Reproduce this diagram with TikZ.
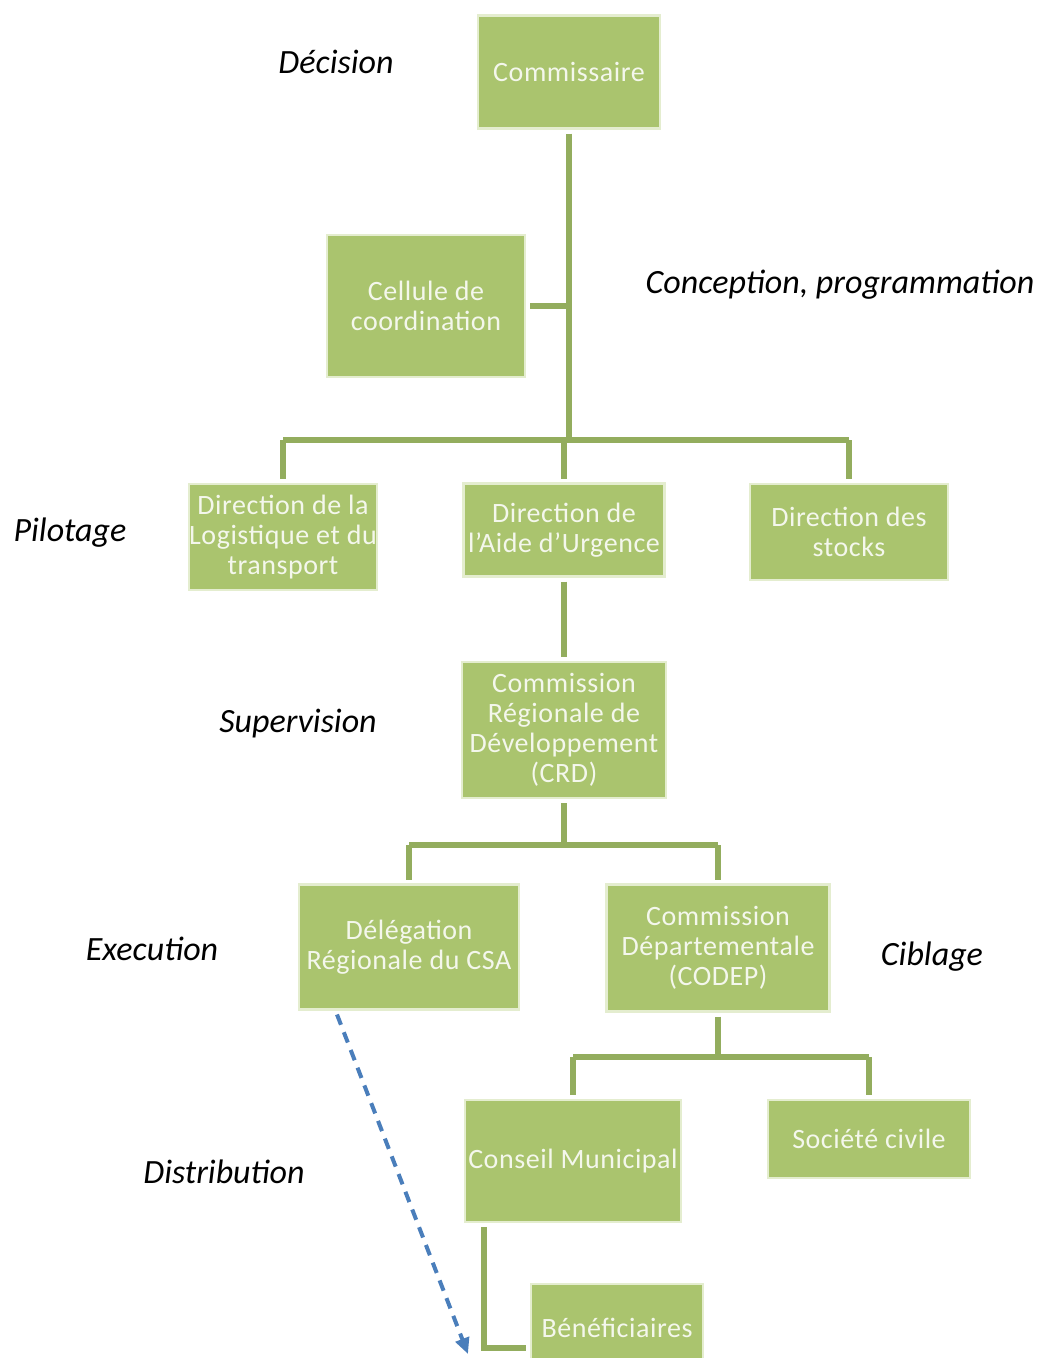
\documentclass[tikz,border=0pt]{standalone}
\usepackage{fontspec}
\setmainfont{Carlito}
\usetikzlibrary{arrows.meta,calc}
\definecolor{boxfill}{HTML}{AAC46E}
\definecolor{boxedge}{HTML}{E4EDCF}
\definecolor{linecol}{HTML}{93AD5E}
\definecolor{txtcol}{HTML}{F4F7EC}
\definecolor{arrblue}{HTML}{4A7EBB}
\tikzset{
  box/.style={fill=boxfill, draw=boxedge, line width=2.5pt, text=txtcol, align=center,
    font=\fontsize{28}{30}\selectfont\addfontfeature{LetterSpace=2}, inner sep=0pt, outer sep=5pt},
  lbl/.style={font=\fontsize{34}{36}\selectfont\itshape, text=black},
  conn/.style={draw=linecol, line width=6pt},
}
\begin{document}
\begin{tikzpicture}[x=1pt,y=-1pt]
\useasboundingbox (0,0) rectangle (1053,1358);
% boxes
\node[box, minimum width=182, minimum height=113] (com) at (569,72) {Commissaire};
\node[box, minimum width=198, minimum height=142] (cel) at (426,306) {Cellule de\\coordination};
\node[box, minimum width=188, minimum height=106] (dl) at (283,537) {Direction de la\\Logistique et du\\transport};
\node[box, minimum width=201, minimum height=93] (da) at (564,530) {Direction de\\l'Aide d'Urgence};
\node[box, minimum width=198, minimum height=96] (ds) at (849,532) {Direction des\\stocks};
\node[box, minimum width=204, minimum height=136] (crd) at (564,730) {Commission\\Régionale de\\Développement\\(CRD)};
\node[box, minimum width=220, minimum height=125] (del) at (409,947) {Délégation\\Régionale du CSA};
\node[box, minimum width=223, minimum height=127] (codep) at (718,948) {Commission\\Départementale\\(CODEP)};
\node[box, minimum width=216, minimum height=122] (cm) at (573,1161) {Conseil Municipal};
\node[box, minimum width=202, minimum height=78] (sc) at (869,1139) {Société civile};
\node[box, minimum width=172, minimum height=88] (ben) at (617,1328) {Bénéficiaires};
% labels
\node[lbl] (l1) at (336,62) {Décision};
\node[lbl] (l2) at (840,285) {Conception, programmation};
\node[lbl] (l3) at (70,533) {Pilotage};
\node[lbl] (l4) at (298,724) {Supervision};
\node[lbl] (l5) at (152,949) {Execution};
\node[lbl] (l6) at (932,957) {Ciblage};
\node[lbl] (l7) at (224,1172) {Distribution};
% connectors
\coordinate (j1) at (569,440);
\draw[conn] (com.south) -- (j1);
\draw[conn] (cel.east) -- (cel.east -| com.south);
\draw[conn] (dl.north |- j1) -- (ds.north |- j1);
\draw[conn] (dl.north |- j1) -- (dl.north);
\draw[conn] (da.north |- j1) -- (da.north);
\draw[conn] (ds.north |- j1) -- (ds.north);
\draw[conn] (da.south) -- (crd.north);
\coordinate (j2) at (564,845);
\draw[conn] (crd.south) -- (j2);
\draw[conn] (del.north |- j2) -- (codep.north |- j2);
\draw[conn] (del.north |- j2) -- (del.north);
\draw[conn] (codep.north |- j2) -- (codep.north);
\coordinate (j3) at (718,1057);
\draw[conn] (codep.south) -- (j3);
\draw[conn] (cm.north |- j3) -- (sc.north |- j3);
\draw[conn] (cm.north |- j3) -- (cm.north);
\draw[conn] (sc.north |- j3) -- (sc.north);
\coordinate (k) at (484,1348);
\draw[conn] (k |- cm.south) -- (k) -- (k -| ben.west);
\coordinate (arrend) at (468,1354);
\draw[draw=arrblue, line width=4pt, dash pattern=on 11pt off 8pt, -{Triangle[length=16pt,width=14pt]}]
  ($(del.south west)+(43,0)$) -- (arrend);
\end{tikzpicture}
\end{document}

○ ○ ○ ○ ○ ○ ○

_PROBLEM_.
Retype each line of the listing above word for word. Exclude the pictures.

_EXERCISE SOLUTION_.
Reproduce this diagram with TikZ.
\documentclass[tikz,border=0pt]{standalone}
\usepackage{fontspec}
\setmainfont{Carlito}
\usetikzlibrary{arrows.meta,calc}
\definecolor{boxfill}{HTML}{AAC46E}
\definecolor{boxedge}{HTML}{E4EDCF}
\definecolor{linecol}{HTML}{93AD5E}
\definecolor{txtcol}{HTML}{F4F7EC}
\definecolor{arrblue}{HTML}{4A7EBB}
\tikzset{
  box/.style={fill=boxfill, draw=boxedge, line width=2.5pt, text=txtcol, align=center,
    font=\fontsize{28}{30}\selectfont\addfontfeature{LetterSpace=2}, inner sep=0pt, outer sep=5pt},
  lbl/.style={font=\fontsize{34}{36}\selectfont\itshape, text=black},
  conn/.style={draw=linecol, line width=6pt},
}
\begin{document}
\begin{tikzpicture}[x=1pt,y=-1pt]
\useasboundingbox (0,0) rectangle (1053,1358);
% boxes
\node[box, minimum width=182, minimum height=113] (com) at (569,72) {Commissaire};
\node[box, minimum width=198, minimum height=142] (cel) at (426,306) {Cellule de\\coordination};
\node[box, minimum width=188, minimum height=106] (dl) at (283,537) {Direction de la\\Logistique et du\\transport};
\node[box, minimum width=201, minimum height=93] (da) at (564,530) {Direction de\\l'Aide d'Urgence};
\node[box, minimum width=198, minimum height=96] (ds) at (849,532) {Direction des\\stocks};
\node[box, minimum width=204, minimum height=136] (crd) at (564,730) {Commission\\Régionale de\\Développement\\(CRD)};
\node[box, minimum width=220, minimum height=125] (del) at (409,947) {Délégation\\Régionale du CSA};
\node[box, minimum width=223, minimum height=127] (codep) at (718,948) {Commission\\Départementale\\(CODEP)};
\node[box, minimum width=216, minimum height=122] (cm) at (573,1161) {Conseil Municipal};
\node[box, minimum width=202, minimum height=78] (sc) at (869,1139) {Société civile};
\node[box, minimum width=172, minimum height=88] (ben) at (617,1328) {Bénéficiaires};
% labels
\node[lbl] (l1) at (336,62) {Décision};
\node[lbl] (l2) at (840,285) {Conception, programmation};
\node[lbl] (l3) at (70,533) {Pilotage};
\node[lbl] (l4) at (298,724) {Supervision};
\node[lbl] (l5) at (152,949) {Execution};
\node[lbl] (l6) at (932,957) {Ciblage};
\node[lbl] (l7) at (224,1172) {Distribution};
% connectors
\coordinate (j1) at (569,440);
\draw[conn] (com.south) -- (j1);
\draw[conn] (cel.east) -- (cel.east -| com.south);
\draw[conn] (dl.north |- j1) -- (ds.north |- j1);
\draw[conn] (dl.north |- j1) -- (dl.north);
\draw[conn] (da.north |- j1) -- (da.north);
\draw[conn] (ds.north |- j1) -- (ds.north);
\draw[conn] (da.south) -- (crd.north);
\coordinate (j2) at (564,845);
\draw[conn] (crd.south) -- (j2);
\draw[conn] (del.north |- j2) -- (codep.north |- j2);
\draw[conn] (del.north |- j2) -- (del.north);
\draw[conn] (codep.north |- j2) -- (codep.north);
\coordinate (j3) at (718,1057);
\draw[conn] (codep.south) -- (j3);
\draw[conn] (cm.north |- j3) -- (sc.north |- j3);
\draw[conn] (cm.north |- j3) -- (cm.north);
\draw[conn] (sc.north |- j3) -- (sc.north);
\coordinate (k) at (484,1348);
\draw[conn] (k |- cm.south) -- (k) -- (k -| ben.west);
\coordinate (arrend) at (468,1354);
\draw[draw=arrblue, line width=4pt, dash pattern=on 11pt off 8pt, -{Triangle[length=16pt,width=14pt]}]
  ($(del.south west)+(43,0)$) -- (arrend);
\end{tikzpicture}
\end{document}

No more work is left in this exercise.